I got this out of an exam question, and couldn't understand how the solution works. This function is supposed to return "true" if the values "x" and "y" are equal, and return False otherwise.

The solution:

function equal_boolean (x , y) {
  return x ? y : y ? x : true;
}

Why does this work? As much as I can understand, it would turn out to be evaluating if X is true. If X is true, it would return Y. How is X supposed to be "true"?

If it isn't, it would evaluate whether Y is true, if it's true it would return X, and if it isn't - it would return True.

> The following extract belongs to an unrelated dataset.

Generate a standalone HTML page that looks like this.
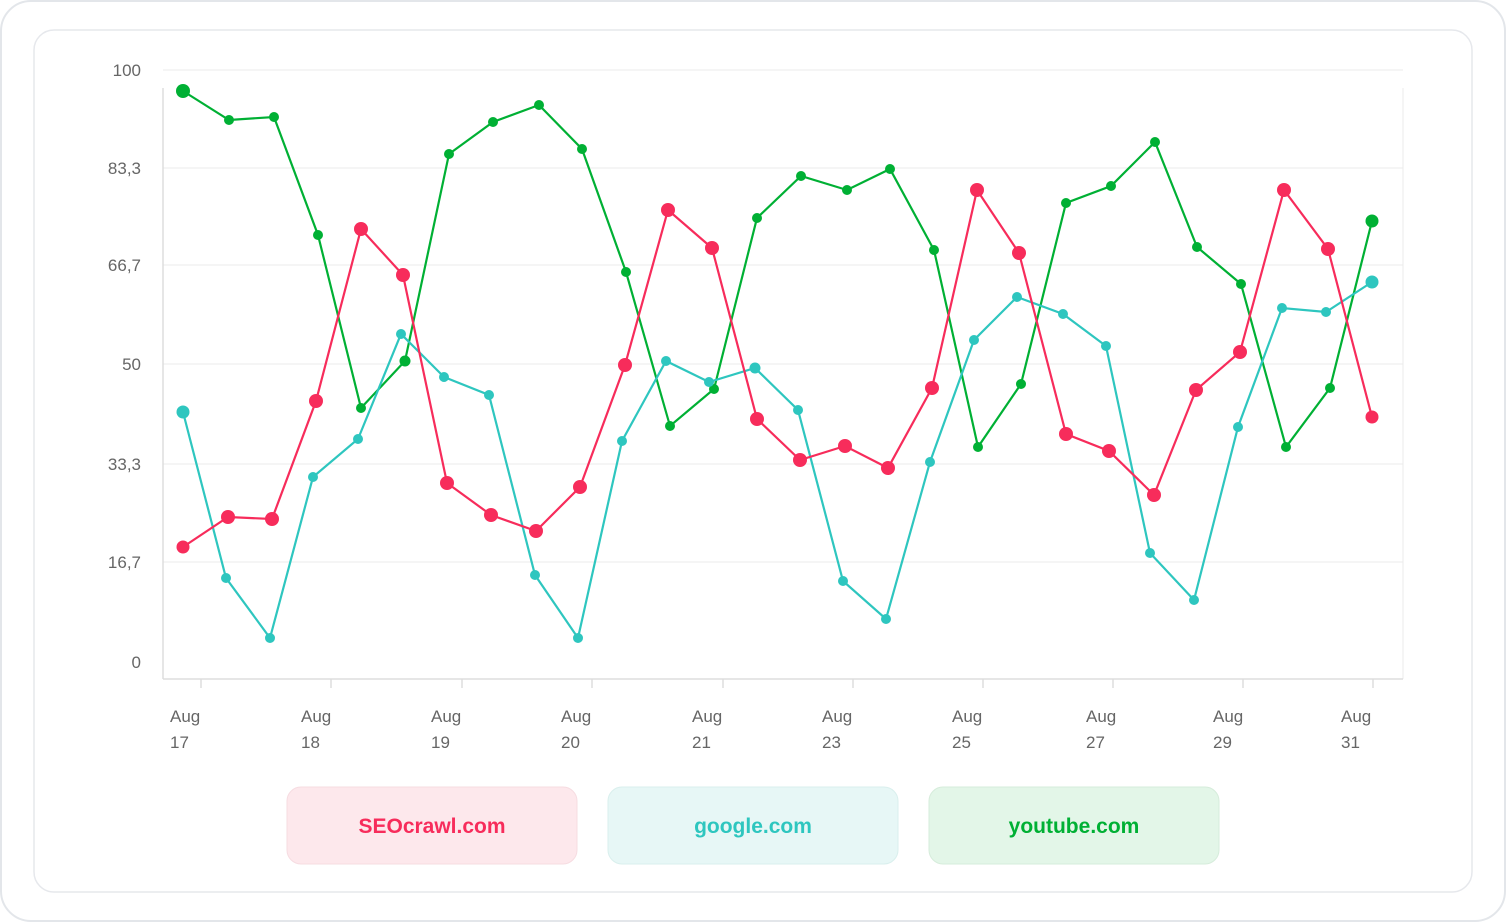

Is there something wrong with my understanding?

Upvotes: 2

Views: 770

Answers (4)

Tom Fenech
Tom Fenech

Reputation: 74705

The first thing you should do is group the ternary operators together:

(x ? y : (y ? x : true))
  • if x is true, then return y, whose value also tells you whether x and y are equal
  • if x is false, then start with the second ternary:
    • if y is true, then return x (false) as the two are not equal
    • if y is false, then x and y are equal, so return true

Upvotes: 3

georg
georg

Reputation: 215059

return x ? y : y ? x : true;

parses as

if x
   return y       // if y is true, then x == y. if y is false, then x != y
else (x is false)
   if y
      return x    // x is false and y is true, y != x, return false
   else
      return true // x is false and y is false, return true

This is of course a pretty convoluted way to express boolean equality (aka Logical biconditional aka iff). More natural would be an expression like this:

 (x && y) || (!x && !y)

Upvotes: 4

Volune
Volune

Reputation: 4339

  • First identify the expressions

    return x ? y : y ? x : true;
    //turns into
    return x ? y : (y ? x : true);
    
  • Replace the ?: ternary operators by if statements

    if (x) {
        return y;
    } else {
        //here x is false, so we will be able to replace x by false in the next step
        if (y) {
            return x;
        } else {
            return true;
        }
    }
    
  • Make if statements more verbose, replace return x by return false

    if (x == true) {
        return y;
    } else {
        if (y == true) {
            return false;
        } else {
            return true;
        }
    }
    
  • Finally replace return y; by if (y == true) { return true; } else { return false; }, and check all the possibilities

    if (x == true) {
        if (y == true) {
            return true; // x == true and y == true
        } else {
            return false; // x == true and y == false
        }
    } else {
        if (y == true) {
            return false; // x == false and y == true
        } else {
            return true; // x == false and y == false
        }
    }
    

It works. (As long as x and y are booleans)

Upvotes: 0

Design by Adrian
Design by Adrian

Reputation: 2235

Let's try expanding this a bit:

var myBool = x ? y : (y ? x : true)

return myBool;

First block

x ? y : ...

if X is true, then return value of Y. If Y happens to be true, both are equal. Otherwise return false (no match).

Second block if X was false:

y ? x : true

if Y is true, return X. X was false, so false is returned (no match) if Y is false, return true - both values are false.